At-home sublingual ketamine through licensed telehealth providers is reasonably safe for appropriate patients but carries different risk profiles than clinic-based IV or IM dosing. Andrade (2019, Journal of Clinical Psychiatry) reviewed sublingual ketamine and noted lower peak plasma levels and reduced dissociative intensity at home doses, which reduces acute safety risk. The trade-off is reduced supervision: no medical staff present for cardiovascular monitoring, no immediate response to acute psychological distress, and a higher reliance on patient self-screening. Telehealth providers screen for cardiovascular disease, uncontrolled hypertension, active substance use disorders, and psychotic spectrum conditions before prescribing.
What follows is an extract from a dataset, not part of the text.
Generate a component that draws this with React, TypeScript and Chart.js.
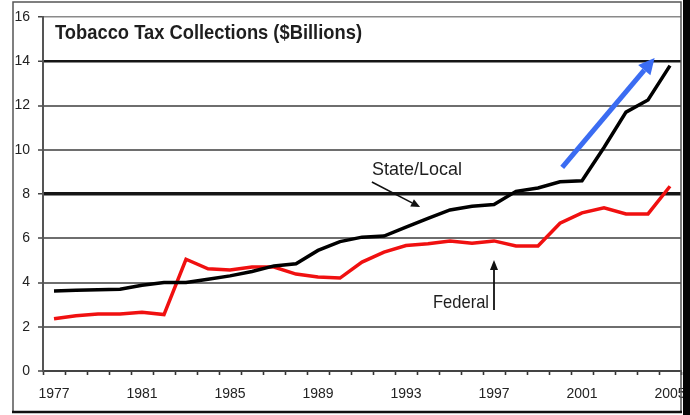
import React, { useEffect, useRef } from 'react';
import { Chart, registerables } from 'chart.js';

Chart.register(...registerables);

const years = ['1977','1978','1979','1980','1981','1982','1983','1984','1985','1986','1987','1988','1989','1990','1991','1992','1993','1994','1995','1996','1997','1998','1999','2000','2001','2002','2003','2004','2005'];
const stateLocal = [3.62,3.65,3.67,3.7,3.88,4.0,4.0,4.15,4.3,4.5,4.75,4.85,5.45,5.85,6.05,6.1,6.5,6.9,7.28,7.45,7.52,8.12,8.27,8.55,8.6,10.1,11.7,12.25,13.8];
const federal = [2.36,2.5,2.58,2.58,2.65,2.55,5.05,4.62,4.57,4.7,4.7,4.38,4.25,4.2,4.92,5.37,5.67,5.75,5.88,5.78,5.88,5.65,5.65,6.68,7.15,7.38,7.1,7.1,8.35];
const yTicks = [0,2,4,6,8,10,12,14,16];
const labelEvery = 4;

const chartTitle = 'Tobacco Tax Collections ($Billions)';
// annotations in data coordinates (year, value)
const stateLabel = { text: 'State/Local', year: 1993.5, value: 9.08 };
const stateArrowYears = [1991.45, 1993.64];
const stateArrowValues = [8.54, 7.41];
const federalLabel = { text: 'Federal', year: 1995.5, value: 3.1 };
const federalArrowYears = [1997.0, 1997.0];
const federalArrowValues = [2.76, 5.02];
const trendArrowYears = [2000.1, 2004.3];
const trendArrowValues = [9.2, 14.15];

const FONT = "'Liberation Sans Narrow', 'Arial Narrow', 'Liberation Sans', Arial, sans-serif";

function drawArrow(ctx: CanvasRenderingContext2D, x1: number, y1: number, x2: number, y2: number, color: string, width: number, headLen: number, headW: number) {
  const ang = Math.atan2(y2 - y1, x2 - x1);
  const bx = x2 - headLen * Math.cos(ang);
  const by = y2 - headLen * Math.sin(ang);
  ctx.save();
  ctx.strokeStyle = color;
  ctx.lineWidth = width;
  ctx.lineCap = 'butt';
  ctx.beginPath();
  ctx.moveTo(x1, y1);
  ctx.lineTo(bx, by);
  ctx.stroke();
  ctx.fillStyle = color;
  ctx.beginPath();
  ctx.moveTo(x2, y2);
  ctx.lineTo(bx + (headW / 2) * Math.sin(ang), by - (headW / 2) * Math.cos(ang));
  ctx.lineTo(bx - (headW / 2) * Math.sin(ang), by + (headW / 2) * Math.cos(ang));
  ctx.closePath();
  ctx.fill();
  ctx.restore();
}

function narrowText(ctx: CanvasRenderingContext2D, text: string, x: number, y: number, targetWidth: number, align: 'left' | 'center') {
  const w = ctx.measureText(text).width;
  const s = Math.min(1, targetWidth / w);
  ctx.save();
  ctx.translate(x, y);
  ctx.scale(s, 1);
  ctx.textAlign = align;
  ctx.fillText(text, 0, 0);
  ctx.restore();
}

const decorPlugin = {
  id: 'decor',
  afterDatasetsDraw(chart: any) {
    const ctx: CanvasRenderingContext2D = chart.ctx;
    const xs = chart.scales.x;
    const ys = chart.scales.y;
    const px = (yr: number) => xs.getPixelForValue(yr - Number(years[0]));
    const py = (v: number) => ys.getPixelForValue(v);
    const area = chart.chartArea;

    ctx.save();
    ctx.fillStyle = '#1e1e1e';
    ctx.textBaseline = 'middle';
    ctx.font = `bold 21px ${FONT}`;
    narrowText(ctx, chartTitle, area.left + 12, area.top + 16, 307, 'left');

    ctx.font = `19px ${FONT}`;
    narrowText(ctx, stateLabel.text, px(stateLabel.year), py(stateLabel.value), 90, 'center');
    narrowText(ctx, federalLabel.text, px(federalLabel.year), py(federalLabel.value), 56, 'center');
    ctx.restore();

    drawArrow(ctx, px(stateArrowYears[0]), py(stateArrowValues[0]), px(stateArrowYears[1]), py(stateArrowValues[1]), '#111', 1.6, 9, 8);
    drawArrow(ctx, px(federalArrowYears[0]), py(federalArrowValues[0]), px(federalArrowYears[1]), py(federalArrowValues[1]), '#111', 1.8, 10, 8);
    drawArrow(ctx, px(trendArrowYears[0]), py(trendArrowValues[0]), px(trendArrowYears[1]), py(trendArrowValues[1]), '#3b6cf2', 5, 16, 16);
  },
  afterDraw(chart: any) {
    const ctx: CanvasRenderingContext2D = chart.ctx;
    ctx.save();
    ctx.strokeStyle = '#555';
    ctx.lineWidth = 1.5;
    ctx.beginPath();
    ctx.moveTo(13, 412);
    ctx.lineTo(13, 2);
    ctx.lineTo(681, 2);
    ctx.lineTo(681, 412);
    ctx.stroke();
    ctx.strokeStyle = '#111';
    ctx.lineWidth = 2.5;
    ctx.beginPath();
    ctx.moveTo(12, 412);
    ctx.lineTo(682, 412);
    ctx.stroke();
    ctx.fillStyle = '#050505';
    ctx.fillRect(683, 0, 7, 415);
    ctx.restore();
  },
};

export default function App() {
  const ref = useRef<HTMLCanvasElement | null>(null);
  useEffect(() => {
    document.body.style.margin = '0';
    const canvas = ref.current;
    if (!canvas) return;
    const chart = new Chart(canvas, {
      type: 'line',
      data: {
        labels: years,
        datasets: [
          { label: 'State/Local', data: stateLocal, borderColor: '#000000', borderWidth: 3.5, pointRadius: 0, tension: 0, fill: false },
          { label: 'Federal', data: federal, borderColor: '#f01010', borderWidth: 3.5, pointRadius: 0, tension: 0, fill: false },
        ],
      },
      options: {
        responsive: false,
        animation: false,
        devicePixelRatio: 1,
        layout: { padding: { left: 0, top: 17, right: 9, bottom: 0 } },
        plugins: { legend: { display: false }, tooltip: { enabled: false }, title: { display: false } },
        scales: {
          x: {
            type: 'category',
            offset: true,
            grid: { display: true, drawOnChartArea: false, drawTicks: true, tickLength: 4, offset: true, tickColor: '#333', tickWidth: 1.6 },
            border: { display: true, color: '#444', width: 2 },
            ticks: {
              autoSkip: false,
              maxRotation: 0,
              padding: 11,
              color: '#222',
              font: { family: FONT, size: 14 },
              callback: (_v: any, i: number) => (i % labelEvery === 0 ? years[i] : ''),
            },
            afterFit: (s: any) => { s.height = 44; s.paddingLeft = 0; s.paddingRight = 0; },
          },
          y: {
            min: 0,
            max: 16,
            afterBuildTicks: (s: any) => { s.ticks = yTicks.map((v) => ({ value: v })); },
            grid: {
              drawTicks: true,
              tickLength: 5,
              color: (c: any) => {
                const v = c.tick ? c.tick.value : null;
                if (v === 8 || v === 14) return '#151515';
                if (v === 16) return '#8a8a8a';
                if (v === 0) return '#444';
                return '#6e6e6e';
              },
              lineWidth: (c: any) => {
                const v = c.tick ? c.tick.value : null;
                if (v === 8) return 3.5;
                if (v === 14) return 2.5;
                if (v === 16) return 1.5;
                return 2;
              },
              tickColor: '#444',
              tickWidth: 1.5,
            },
            border: { display: true, color: '#555', width: 2 },
            ticks: { padding: 8, color: '#222', font: { family: FONT, size: 14 } },
            afterFit: (s: any) => { s.width = 43; },
          },
        },
      },
      plugins: [decorPlugin],
    });
    return () => chart.destroy();
  }, []);
  return <canvas ref={ref} width={690} height={415} style={{ display: 'block' }} />;
}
The integration support typically comes through scheduled coaching calls rather than in-person therapy. The model fits maintenance dosing better than initial induction for severe depression. Patients with active suicidality, severe dissociative disorders, or unstable medical conditions should default to clinic-based IV or IM protocols where continuous in-person supervision and rapid medical response are available throughout the session window.